Dans quels cas le salarié peut-il également dire non à une consigne ?
Les situations où un refus salarié s’impose sont bien balisées. En tête de liste, le droit de retrait : lorsqu’un danger, grave et imminent, menace la santé ou la sécurité, le salarié a le droit de s’arrêter, sans craindre la faute. La chambre sociale de la cour de cassation valide ce réflexe, à condition que le danger soit réel et justifié.
Autre situation fréquente : l’ordre illicite. Si la consigne de l’employeur enfreint la loi,par exemple, en demandant d’effectuer un travail dissimulé ou d’utiliser une machine sans formation adaptée,le salarié n’est pas tenu d’obéir, contrat ou non.
L’employeur qui modifie unilatéralement le contrat s’expose aussi à un refus : quand une tâche sort du périmètre prévu ou bouleverse le profil du poste, la résistance du salarié est fondée. La cour de cassation rappelle que seule une adaptation s’impose, pas une transformation profonde sans l’accord du salarié.
Pour mieux saisir les principaux cas de figure, voici les motifs légitimes reconnus par la jurisprudence :
- Droit de retrait en cas de danger grave et imminent
- Ordre manifestement illicite
- Modification substantielle du contrat de travail sans l’accord du salarié
La jurisprudence affine ces contours à chaque nouveau dossier. Un point reste constant : pour être protégé, le refus doit reposer sur un motif légitime. Faute de justification solide, le salarié risque avertissement, sanction, voire licenciement. La prudence invite donc à agir avec mesure, et preuves à l’appui.

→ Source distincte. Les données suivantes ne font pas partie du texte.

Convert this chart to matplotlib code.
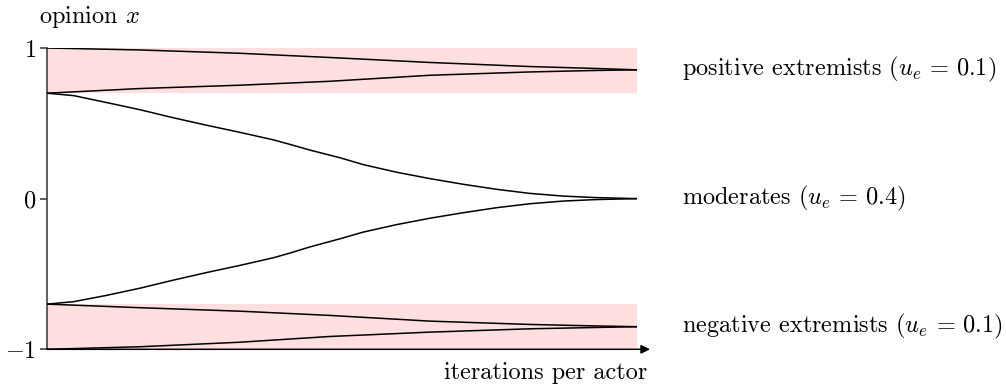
import numpy as np
import matplotlib
matplotlib.use("Agg")
import matplotlib.pyplot as plt

plt.rcParams["font.family"] = "serif"
plt.rcParams["font.serif"] = ["cmr10", "DejaVu Serif"]
plt.rcParams["mathtext.fontset"] = "cm"
plt.rcParams["axes.formatter.use_mathtext"] = True

# temps normalisé (itérations par acteur, échelle arbitraire)
t_mod = [0.0, 0.045, 0.101, 0.158, 0.214, 0.271, 0.327, 0.384, 0.412, 0.446,
         0.497, 0.536, 0.593, 0.649, 0.706, 0.762, 0.818, 0.875, 0.931, 1.0]
mod_hi = [0.70, 0.684, 0.638, 0.590, 0.537, 0.487, 0.440, 0.390, 0.360, 0.322,
          0.271, 0.226, 0.175, 0.133, 0.095, 0.062, 0.035, 0.017, 0.007, 0.0]
mod_lo = [-0.70, -0.684, -0.642, -0.594, -0.541, -0.490, -0.443, -0.392, -0.361, -0.320,
          -0.266, -0.222, -0.172, -0.130, -0.093, -0.060, -0.034, -0.016, -0.006, 0.0]

t_ext = [0.0, 0.158, 0.327, 0.479, 0.649, 0.818, 0.931, 1.0]
pos_hi = [1.0, 0.987, 0.965, 0.937, 0.904, 0.877, 0.864, 0.855]
pos_lo = [0.70, 0.731, 0.753, 0.779, 0.819, 0.841, 0.851, 0.855]
neg_hi = [-0.70, -0.724, -0.747, -0.775, -0.813, -0.835, -0.845, -0.850]
neg_lo = [-1.0, -0.983, -0.953, -0.915, -0.886, -0.864, -0.855, -0.850]

bands = [(0.7, 1.0), (-1.0, -0.7)]
labels = [(0.855, r"positive extremists ($u_e\,=\,0.1$)"),
          (0.0, r"moderates ($u_e\,=\,0.4$)"),
          (-0.850, r"negative extremists ($u_e\,=\,0.1$)")]

FS = 17.5

fig = plt.figure(figsize=(10.06, 3.87), dpi=100)
ax = fig.add_axes([47 / 1006, 37.7 / 387, 590 / 1006, 301.3 / 387])
ax.set_xlim(0, 1)
ax.set_ylim(-1, 1)

for lo, hi in bands:
    ax.axhspan(lo, hi, color="#ffdfdf", lw=0, zorder=0)

for t, y in [(t_mod, mod_hi), (t_mod, mod_lo), (t_ext, pos_hi), (t_ext, pos_lo),
             (t_ext, neg_hi), (t_ext, neg_lo)]:
    ax.plot(t, y, color="black", lw=1.1, zorder=3, solid_joinstyle="round")

for s in ["top", "right", "bottom"]:
    ax.spines[s].set_visible(False)
ax.spines["left"].set_color("#333333")
ax.spines["left"].set_linewidth(1.1)
ax.set_xticks([])
ax.set_yticks([-1, 0, 1])
ax.set_yticklabels([r"$-1$", r"$0$", r"$1$"], fontsize=FS)
ax.tick_params(axis="y", length=5, width=1.1, color="#333333", pad=3)

# axe horizontal fléché
ax.annotate("", xy=(1.022, -1), xytext=(0, -1), xycoords="data",
            arrowprops=dict(arrowstyle="-|>", color="black", lw=1.1,
                            mutation_scale=13, shrinkA=0, shrinkB=0),
            annotation_clip=False, zorder=4)

for y, txt in labels:
    ax.text(1.076, y, txt, fontsize=FS, va="center", ha="left",
            transform=ax.get_yaxis_transform())

fig.text(39 / 1006, 1 - 17 / 387, r"opinion $x$", fontsize=FS, va="center", ha="left")
fig.text(647 / 1006, 1 - 373 / 387, "iterations per actor", fontsize=FS,
         va="center", ha="right")

fig.savefig("out.png", dpi=100)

Employeurs et salariés : démarches à suivre et conséquences en cas de refus
Dire non à une tâche ne se résume jamais à une simple opposition. Dès lors qu’un refus d’exécuter une tâche survient, l’employeur doit enclencher une procédure prévue par le code du travail. La convocation à un entretien préalable, passage obligé avant toute sanction disciplinaire ou licenciement, constitue le point de départ. À ce stade, le salarié a tout intérêt à se faire accompagner, à présenter ses arguments, à détailler les raisons concrètes du refus,qu’il s’agisse d’une modification du contrat de travail, d’un changement de conditions ou d’un ordre illégal.
Côté salarié, il est recommandé de formaliser sa position. Cela passe par une lettre motivée, remise en main propre ou envoyée par courriel, qui relate précisément les faits : modification substantielle, absence de formation, non-respect de l’obligation de sécurité ou risque identifié. Garder une trace écrite protège, en cas de recours devant le conseil de prud’hommes.

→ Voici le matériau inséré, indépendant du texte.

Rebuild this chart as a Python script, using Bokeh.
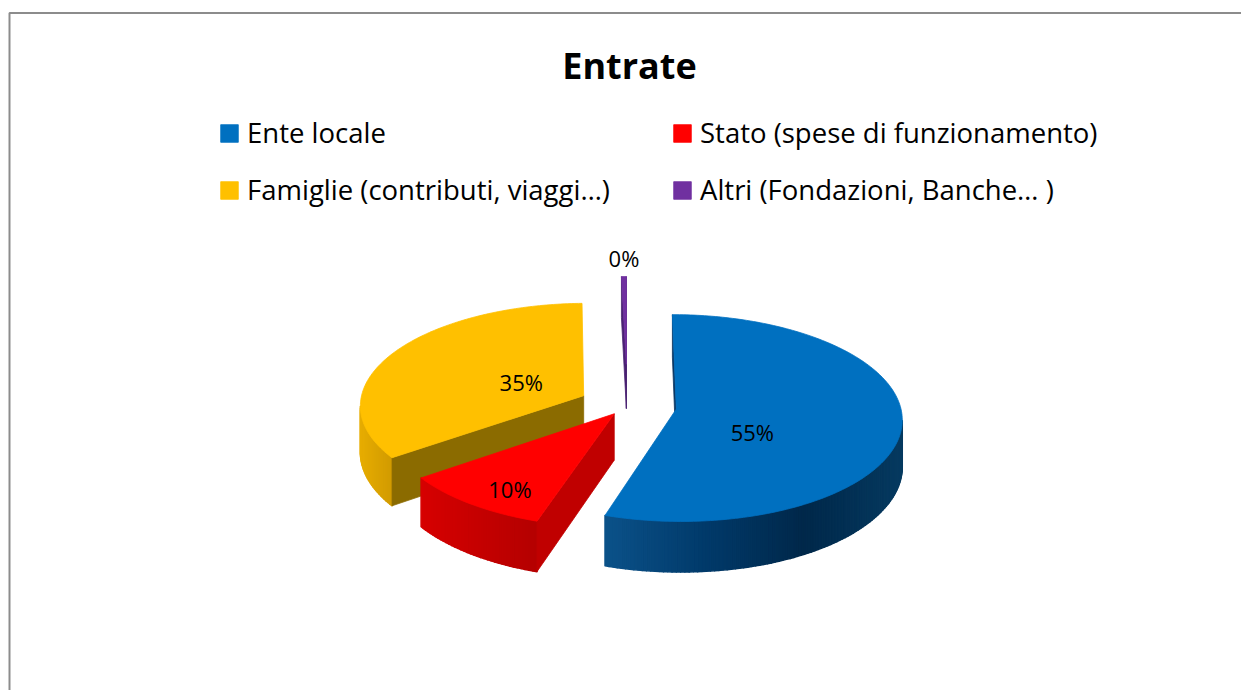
import math
from bokeh.plotting import figure
from bokeh.models import Range1d, Legend, LegendItem, ColumnDataSource
from bokeh.core.properties import value
from bokeh.embed import file_html
from bokeh.resources import INLINE

# ---------------- data ----------------
TITLE = "Entrate"
CATEGORIES = [
    "Ente locale",
    "Stato (spese di funzionamento)",
    "Famiglie (contributi, viaggi…)",
    "Altri (Fondazioni, Banche… )",
]
VALUES = [55.0, 10.0, 34.6, 0.4]

# ---------------- styles ----------------
TOP_COLORS = ["#0070C0", "#FF0000", "#FFC000", "#7030A0"]
SIDE_STOPS = [
    ["#0B5189", "#013A6A", "#00284A", "#063A60"],
    ["#D60000", "#B40000"],
    ["#E6AC00", "#D19A00"],
    ["#4C2275", "#3A1560"],
]
RADIAL_COLORS = ["#0B3763", "#C00000", "#8B6B00", "#4A2272"]
FONT = "Open Sans"

FIG_W, FIG_H = 1241, 690
CX, CY = 627, 405          # pie centre (page px)
RX, RY = 224, 102          # projected radii
DEPTH = 46                 # slice thickness
PERSP = 0.087              # perspective strength
CAM = 1.0 / PERSP
EXPLODE = [0.22, 0.1, 0.22, 0.42]
LABEL_R = [0.34, 0.74, 0.32, None]     # radial position of the in-slice labels
LABEL_D = [0.37, 0.2, 0.0, 0.0]        # vertical position within the slice depth


def project(u, v, d):
    k = 1.0 / (1.0 + PERSP * v)
    return CX + RX * u * k, CY + (-RY * v + DEPTH * d) * k


def hex2rgb(h):
    h = h.lstrip("#")
    return [int(h[i:i + 2], 16) for i in (0, 2, 4)]


def ramp(stops, t):
    t = min(max(t, 0.0), 1.0)
    n = len(stops) - 1
    seg = min(int(t * n), n - 1)
    lt = t * n - seg
    a, b = hex2rgb(stops[seg]), hex2rgb(stops[seg + 1])
    c = [round(a[i] + (b[i] - a[i]) * lt) for i in range(3)]
    return "#%02x%02x%02x" % tuple(c)


p = figure(
    width=FIG_W, height=FIG_H,
    x_range=Range1d(0, FIG_W),
    y_range=Range1d(FIG_H, 0),
    x_axis_type=None, y_axis_type=None,
    output_backend="svg", toolbar_location=None,
    min_border=0,
)
p.outline_line_color = None
p.grid.visible = False

# chart-area border (top and left edges visible in the window)
p.line(x=[9, 9, FIG_W], y=[FIG_H, 12.5, 12.5], line_color="#8C8C8C", line_width=2)

total = sum(VALUES)
slices = []
start = 0.0
for i, v in enumerate(VALUES):
    span = v / total * 360.0
    th1, th2 = start, start + span
    mid = math.radians((th1 + th2) / 2)
    e = EXPLODE[i]
    slices.append(dict(i=i, th1=th1, th2=th2, u0=e * math.sin(mid), v0=e * math.cos(mid)))
    start = th2

order = sorted(slices, key=lambda s: -s["v0"])
top_renderers = {}
label_x, label_y, label_t = [], [], []

for s in order:
    i, th1, th2, u0, v0 = s["i"], s["th1"], s["th2"], s["u0"], s["v0"]

    # curved outer side, in narrow strips
    nstr = max(2, int(math.ceil((th2 - th1) / 1.0)))
    strips = []
    for k in range(nstr):
        ta = math.radians(th1 + (th2 - th1) * k / nstr)
        tb = math.radians(th1 + (th2 - th1) * (k + 1) / nstr)
        tm = (ta + tb) / 2
        vis = -u0 * math.sin(tm) - (CAM + v0) * math.cos(tm) - 1
        if vis <= 0:
            continue
        pts = [project(u0 + math.sin(ta), v0 + math.cos(ta), 0),
               project(u0 + math.sin(tb), v0 + math.cos(tb), 0),
               project(u0 + math.sin(tb), v0 + math.cos(tb), 1),
               project(u0 + math.sin(ta), v0 + math.cos(ta), 1)]
        strips.append(pts)
    if strips:
        xs_all = [pt[0] for st in strips for pt in st]
        xmin, xmax = min(xs_all), max(xs_all)
        sx, sy, sc = [], [], []
        for st in strips:
            xm = sum(pt[0] for pt in st) / 4
            t = (xm - xmin) / (xmax - xmin) if xmax > xmin else 0.5
            col = ramp(SIDE_STOPS[i], t)
            sx.append([pt[0] for pt in st])
            sy.append([pt[1] for pt in st])
            sc.append(col)
        p.patches(xs="xs", ys="ys", fill_color="c", line_color="c", line_width=1.5,
                  line_join="round", source=ColumnDataSource(dict(xs=sx, ys=sy, c=sc)))

    # radial faces
    for th, sign in ((th1, 1), (th2, -1)):
        t = math.radians(th)
        if sign == 1:
            vis = u0 * math.cos(t) - (CAM + v0) * math.sin(t)
        else:
            vis = -u0 * math.cos(t) + (CAM + v0) * math.sin(t)
        if vis <= 0:
            continue
        pts = [project(u0, v0, 0),
               project(u0 + math.sin(t), v0 + math.cos(t), 0),
               project(u0 + math.sin(t), v0 + math.cos(t), 1),
               project(u0, v0, 1)]
        p.patch(x=[pt[0] for pt in pts], y=[pt[1] for pt in pts],
                fill_color=RADIAL_COLORS[i], line_color=RADIAL_COLORS[i], line_width=0.8)

    # top face
    n = max(3, int(math.ceil((th2 - th1) / 1.0)))
    tx, ty = [], []
    cxp, cyp = project(u0, v0, 0)
    tx.append(cxp)
    ty.append(cyp)
    for k in range(n + 1):
        t = math.radians(th1 + (th2 - th1) * k / n)
        x, y = project(u0 + math.sin(t), v0 + math.cos(t), 0)
        tx.append(x)
        ty.append(y)
    r = p.patch(x=tx, y=ty, fill_color=TOP_COLORS[i], line_color=TOP_COLORS[i], line_width=0.8)
    top_renderers[i] = r

    # data label
    pct = VALUES[i] / total * 100
    txt = "%d%%" % round(pct)
    tm = math.radians((th1 + th2) / 2)
    if LABEL_R[i] is not None:
        f = LABEL_R[i]
        lx, ly = project(u0 + f * math.sin(tm), v0 + f * math.cos(tm), LABEL_D[i])
    else:
        lx, ly = project(u0 + math.sin(tm), v0 + math.cos(tm), 0)
        ly -= 19
    label_x.append(lx)
    label_y.append(ly)
    label_t.append(txt)

p.text(x="x", y="y", text="t", source=ColumnDataSource(dict(x=label_x, y=label_y, t=label_t)),
       text_font=value(FONT), text_font_size="22px", text_color="#000000",
       text_align="center", text_baseline="middle")

# title
p.text(x=[629], y=[64.5], text=[TITLE], text_font=value(FONT), text_font_size="36px",
       text_font_style="bold", text_color="#000000", text_align="center",
       text_baseline="middle")

# legend (area glyphs are drawn at 80% of the glyph box)
legend = Legend(
    items=[LegendItem(label=CATEGORIES[i], renderers=[top_renderers[i]]) for i in range(len(CATEGORIES))],
    location=(218, 477), orientation="horizontal", ncols=2,
    glyph_width=22, glyph_height=22, label_standoff=7,
    label_width=414, label_height=47, spacing=10, padding=0, margin=0,
    border_line_color=None, background_fill_alpha=0,
    label_text_font=FONT, label_text_font_size="27.5px", label_text_color="#000000",
)
p.add_layout(legend)

open("out.html", "w").write(file_html(p, INLINE))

La suite dépend du motif du refus. Si celui-ci est jugé non fondé, l’employeur peut adresser un avertissement ou aller jusqu’au licenciement pour faute. Mais si la justification tient, la protection juridique est robuste. Que la situation concerne une rupture anticipée du CDD ou la contestation d’une modification du CDI, la justice apprécie chaque cas dans le détail, la cour de cassation posant des repères clairs.
Parfois, des litiges s’installent dans la durée, surtout quand le CSE (comité social et économique) intervient. L’avocat devient alors un allié stratégique, prêt à construire la défense point par point. Que ce soit à Paris, aux prud’hommes ou ailleurs en France, la jurisprudence s’attache à préserver l’équilibre entre la direction et la protection du salarié.
Le droit du travail ne laisse rien au hasard : chaque refus, chaque contestation, dessine une ligne entre liberté et devoir. À chacun de mesurer le pas à franchir, car les règles du jeu sont claires, mais le terrain, lui, ne l’est jamais tout à fait.